Perhaps surprising in light of the rhetoric of Citizens United’s critics, the Court in that case never said that corporations are people. Instead, the Court’s opinion echoed Powell’s principle that the identity of the speaker is irrelevant under the First Amendment. “Political speech is indispensable to decision-making in a democracy and this is no less true because the speech comes from a corporation rather than an individual.” It was a far cry from the courts of a century ago. To promote democratic self-government, government could not limit corporate influence in elections.

So long as the Supreme Court adheres to the view that corporate speech is no different than any other speech, any reform designed to limit the voice of corporations in the electoral process is vulnerable. There is every reason to suspect that each of the three Trump justices would affirm— if not expand—Citizens United. As a result, new campaign finance restrictions on corporations are likely to be struck down. Special rules for corporate political spending (such as shareholder consent requirements) may not be sufficiently neutral if only political speech is burdened. A constitutional amendment, of course, avoids the Supreme Court but faces daunting hurdles to ratification. 

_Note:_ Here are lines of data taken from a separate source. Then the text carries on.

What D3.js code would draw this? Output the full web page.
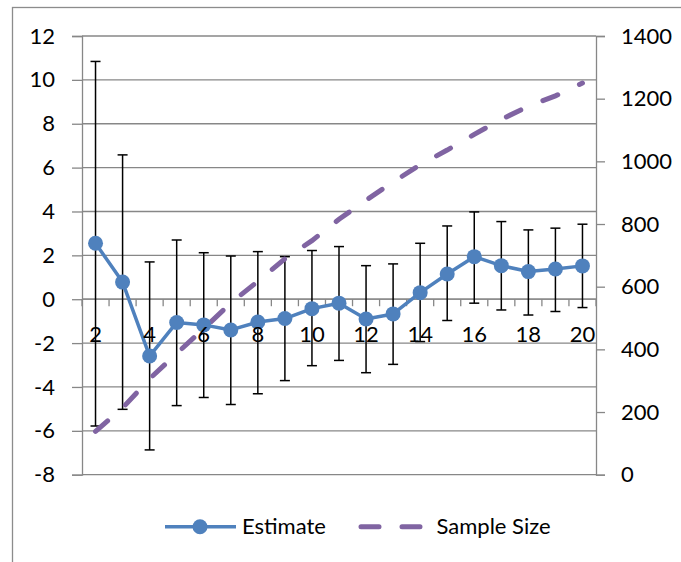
<!DOCTYPE html>
<html><head><meta charset="utf-8">
<script src="https://cdn.jsdelivr.net/npm/d3@7"></script>
<style>
html,body{margin:0;padding:0;background:#fff;}
svg{display:block;font-family:Lato, "Open Sans", sans-serif;}
</style></head>
<body><svg id="c" width="681" height="562"></svg>
<script>
const categories = ["2","3","4","5","6","7","8","9","10","11","12","13","14","15","16","17","18","19","20"];
const estimate = [2.55,0.78,-2.59,-1.06,-1.17,-1.40,-1.04,-0.88,-0.43,-0.18,-0.90,-0.67,0.30,1.15,1.94,1.53,1.26,1.38,1.52];
const upper = [10.84,6.58,1.70,2.70,2.12,1.97,2.17,1.94,2.22,2.40,1.53,1.61,2.55,3.34,3.98,3.54,3.16,3.24,3.42];
const lower = [-5.78,-5.02,-6.87,-4.85,-4.48,-4.80,-4.31,-3.71,-3.03,-2.79,-3.35,-2.97,-1.93,-0.97,-0.18,-0.49,-0.72,-0.56,-0.38];
const sampleSize = [138,213,306,387,466,548,617,689,747,815,876,934,989,1036,1086,1134,1176,1209,1250];
const leftTicks = [-8,-6,-4,-2,0,2,4,6,8,10,12];
const rightTicks = [0,200,400,600,800,1000,1200,1400];
const xLabels = ["2","4","6","8","10","12","14","16","18","20"];
const seriesNames = ["Estimate","Sample Size"];

const svg = d3.select("#c");
const L=82, R=596, T=36, B=474.7;
const FS = 22;
const grid = "#878787";
const fmt = d => String(d);

svg.append("rect").attr("x",12.5).attr("y",7.5).attr("width",720).attr("height",620)
  .attr("fill","none").attr("stroke","#8c8c8c").attr("stroke-width",1.3);

const x = d3.scaleBand().domain(categories).range([L,R]);
const yL = d3.scaleLinear().domain([-8,12]).range([B,T]);
const yR = d3.scaleLinear().domain([0,1400]).range([B,T]);
const cx = c => x(c) + x.bandwidth()/2;

// gridlines
svg.append("g").selectAll("line").data(leftTicks).join("line")
  .attr("x1",L).attr("x2",R).attr("y1",d=>yL(d)).attr("y2",d=>yL(d))
  .attr("stroke",grid).attr("stroke-width",1.3);

// left axis
const gl = svg.append("g").attr("transform",`translate(${L},0)`)
  .call(d3.axisLeft(yL).tickValues(leftTicks).tickSize(10).tickPadding(17).tickFormat(fmt));
gl.select(".domain").attr("stroke",grid).attr("stroke-width",1.3);
gl.selectAll(".tick line").attr("stroke",grid).attr("stroke-width",1.3);
gl.selectAll("text").attr("font-size",FS).attr("font-family","Lato").attr("fill","#000");

// right axis
const gr = svg.append("g").attr("transform",`translate(${R},0)`)
  .call(d3.axisRight(yR).tickValues(rightTicks).tickSize(9).tickPadding(16).tickFormat(fmt));
gr.select(".domain").attr("stroke",grid).attr("stroke-width",1.3);
gr.selectAll(".tick line").attr("stroke",grid).attr("stroke-width",1.3);
gr.selectAll("text").attr("font-size",FS).attr("font-family","Lato").attr("fill","#000");

// x axis at zero: boundary ticks
const y0 = yL(0);
const bounds = categories.map(c=>x(c)).concat([R]);
svg.append("g").selectAll("line").data(bounds).join("line")
  .attr("x1",d=>d).attr("x2",d=>d).attr("y1",y0).attr("y2",y0+7)
  .attr("stroke",grid).attr("stroke-width",1.3);
svg.append("line").attr("x1",L).attr("x2",R).attr("y1",y0).attr("y2",y0)
  .attr("stroke",grid).attr("stroke-width",1.3);

// error bars
const eb = svg.append("g").attr("stroke","#000").attr("stroke-width",1.5);
categories.forEach((c,i)=>{
  const xx = cx(c);
  eb.append("line").attr("x1",xx).attr("x2",xx).attr("y1",yL(upper[i])).attr("y2",yL(lower[i]));
  eb.append("line").attr("x1",xx-5).attr("x2",xx+5).attr("y1",yL(upper[i])).attr("y2",yL(upper[i]));
  eb.append("line").attr("x1",xx-5).attr("x2",xx+5).attr("y1",yL(lower[i])).attr("y2",yL(lower[i]));
});

// sample size dashed
const lineR = d3.line().x((d,i)=>cx(categories[i])).y(d=>yR(d));
svg.append("path").datum(sampleSize).attr("d",lineR).attr("fill","none")
  .attr("stroke","#8064A2").attr("stroke-width",5).attr("stroke-linecap","round")
  .attr("stroke-dasharray","16,24");

// estimate
const lineL = d3.line().x((d,i)=>cx(categories[i])).y(d=>yL(d));
svg.append("path").datum(estimate).attr("d",lineL).attr("fill","none")
  .attr("stroke","#4F81BD").attr("stroke-width",3.5).attr("stroke-linejoin","round");
svg.append("g").selectAll("circle").data(estimate).join("circle")
  .attr("cx",(d,i)=>cx(categories[i])).attr("cy",d=>yL(d)).attr("r",7.5).attr("fill","#4F81BD");

// x labels
const gx = svg.append("g").attr("transform",`translate(0,${y0})`)
  .call(d3.axisBottom(x).tickValues(xLabels).tickSize(0).tickPadding(27));
gx.select(".domain").remove();
gx.selectAll("text").attr("font-size",FS).attr("font-family","Lato").attr("fill","#000");

// legend
const ly = 526.7;
svg.append("line").attr("x1",165).attr("x2",236).attr("y1",ly).attr("y2",ly)
  .attr("stroke","#4F81BD").attr("stroke-width",3.5);
svg.append("circle").attr("cx",200).attr("cy",ly).attr("r",7.5).attr("fill","#4F81BD");
svg.append("text").attr("x",242).attr("y",ly).attr("dy","0.35em").attr("font-size",FS)
  .attr("font-family","Lato").text(seriesNames[0]);
svg.append("line").attr("x1",361).attr("x2",422).attr("y1",ly).attr("y2",ly)
  .attr("stroke","#8064A2").attr("stroke-width",5).attr("stroke-linecap","round")
  .attr("stroke-dasharray","18,23");
svg.append("text").attr("x",436.5).attr("y",ly).attr("dy","0.35em").attr("font-size",FS)
  .attr("font-family","Lato").text(seriesNames[1]);
</script></body></html>
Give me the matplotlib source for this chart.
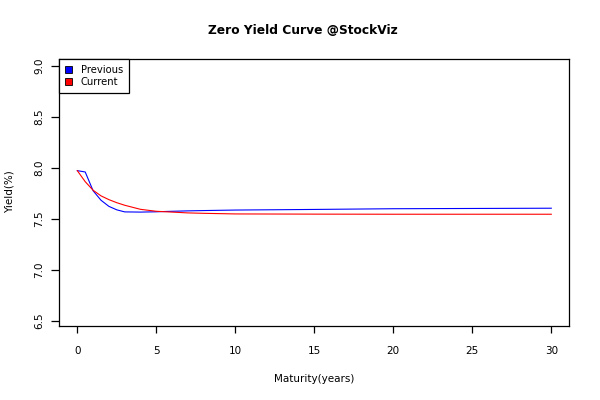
import matplotlib
matplotlib.use("Agg")
import matplotlib.pyplot as plt
from matplotlib.patches import Patch

maturity = [0, 0.5, 1, 1.5, 2, 2.5, 3, 4, 5, 6, 7, 8, 10, 15, 20, 30]
previous = [7.972, 7.959, 7.775, 7.682, 7.622, 7.588, 7.568, 7.566, 7.569,
            7.574, 7.578, 7.581, 7.586, 7.592, 7.599, 7.604]
current = [7.972, 7.864, 7.780, 7.725, 7.688, 7.658, 7.633, 7.593, 7.574,
           7.566, 7.558, 7.554, 7.548, 7.546, 7.545, 7.545]
xticks = [0, 5, 10, 15, 20, 25, 30]
yticks = [6.5, 7.0, 7.5, 8.0, 8.5, 9.0]

plt.rcParams['font.family'] = ['DejaVu Sans']
fig = plt.figure(figsize=(6, 4), dpi=100)
ax = fig.add_axes([59.3 / 600, 1 - 326 / 400, (569.3 - 59.3) / 600, (326 - 59.3) / 400])

ax.plot(maturity, previous, color='blue', lw=0.8)
ax.plot(maturity, current, color='red', lw=0.8)

ax.set_xlim(-1.14, 31.14)
ax.set_ylim(6.45, 9.063)
ax.set_xticks(xticks)
ax.set_xticklabels([str(t) for t in xticks])
ax.set_yticks(yticks)
ax.set_yticklabels([f"{t:.1f}" for t in yticks], rotation=90, va='center')
ax.tick_params(direction='out', width=0.9, labelsize=7.5)
ax.tick_params(axis='x', length=5.2, pad=9)
ax.tick_params(axis='y', length=6, pad=4.7)
for s in ax.spines.values():
    s.set_linewidth(0.9)

fig.text(0.5 + 3 / 600, 1 - 31 / 400, "Zero Yield Curve @StockViz", ha='center', va='center',
         fontsize=8.8, fontweight='bold')
fig.text(314 / 600, 1 - 379 / 400, "Maturity(years)", ha='center', va='center', fontsize=7.5)
fig.text(10 / 600, 1 - 192 / 400, "Yield(%)", ha='center', va='center', fontsize=7.5, rotation=90)

handles = [Patch(facecolor='blue', edgecolor='black', lw=0.6, label='Previous'),
           Patch(facecolor='red', edgecolor='black', lw=0.6, label='Current')]
leg = ax.legend(handles=handles, loc='upper left', borderaxespad=0, fancybox=False,
                edgecolor='black', framealpha=1, fontsize=7.2, handlelength=0.7,
                handleheight=0.7, handletextpad=0.9, labelspacing=0.25, borderpad=0.55)
leg.get_frame().set_linewidth(0.9)

fig.savefig("out.png", dpi=100)
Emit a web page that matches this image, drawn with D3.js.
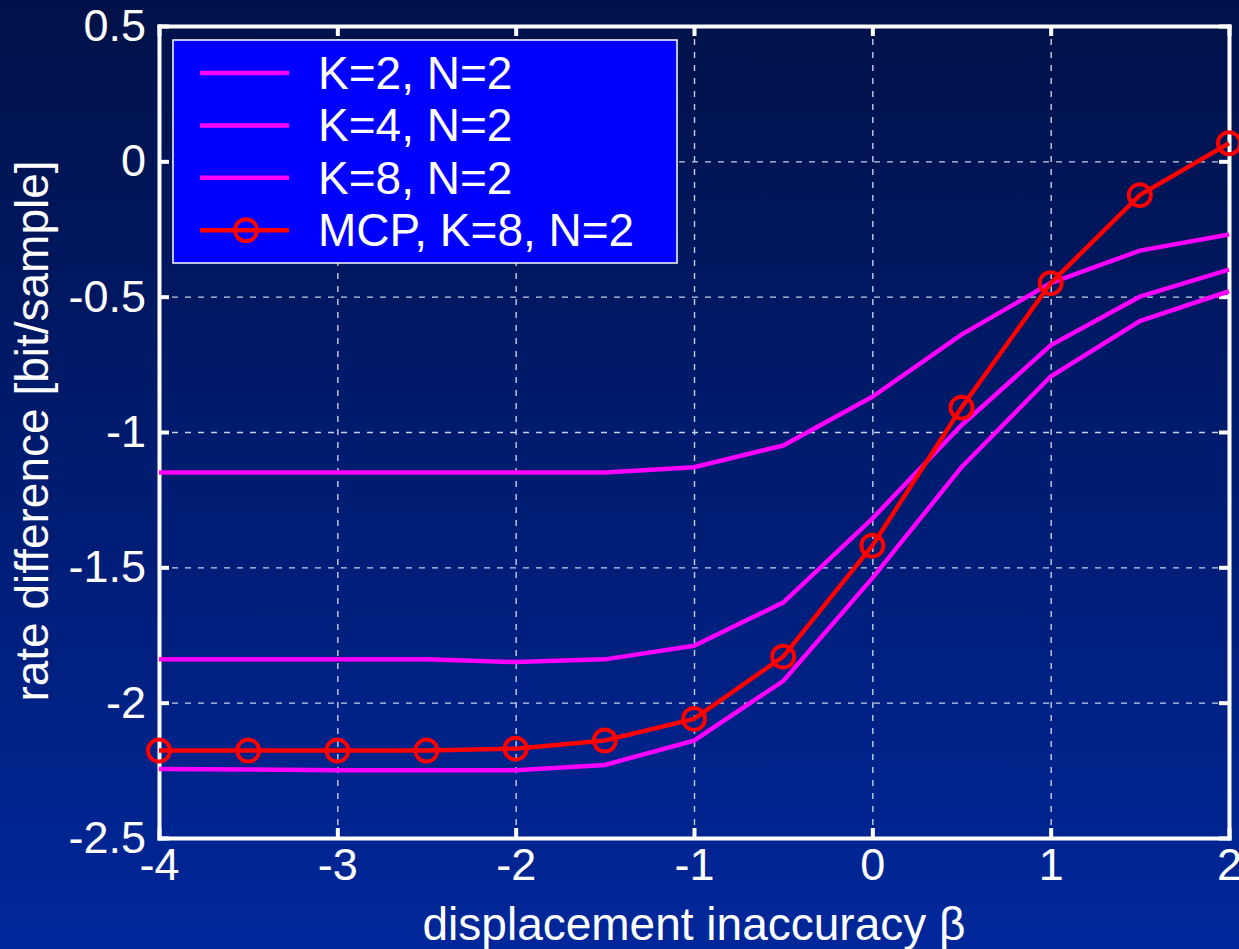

Mobilizing for a constitutional amendment or other legislation can, nonetheless, be useful for building political momentum for the cause of reform. The Supreme Court is not destined to be pro-corporate forever, so the job of reformers now is to formulate the arguments, do the research, and create a broader understanding of what they view as the proper role of corporations in society. And reformers should take a lesson from the corporations: constitutional revolutions are possible but may take centuries of persistent effort.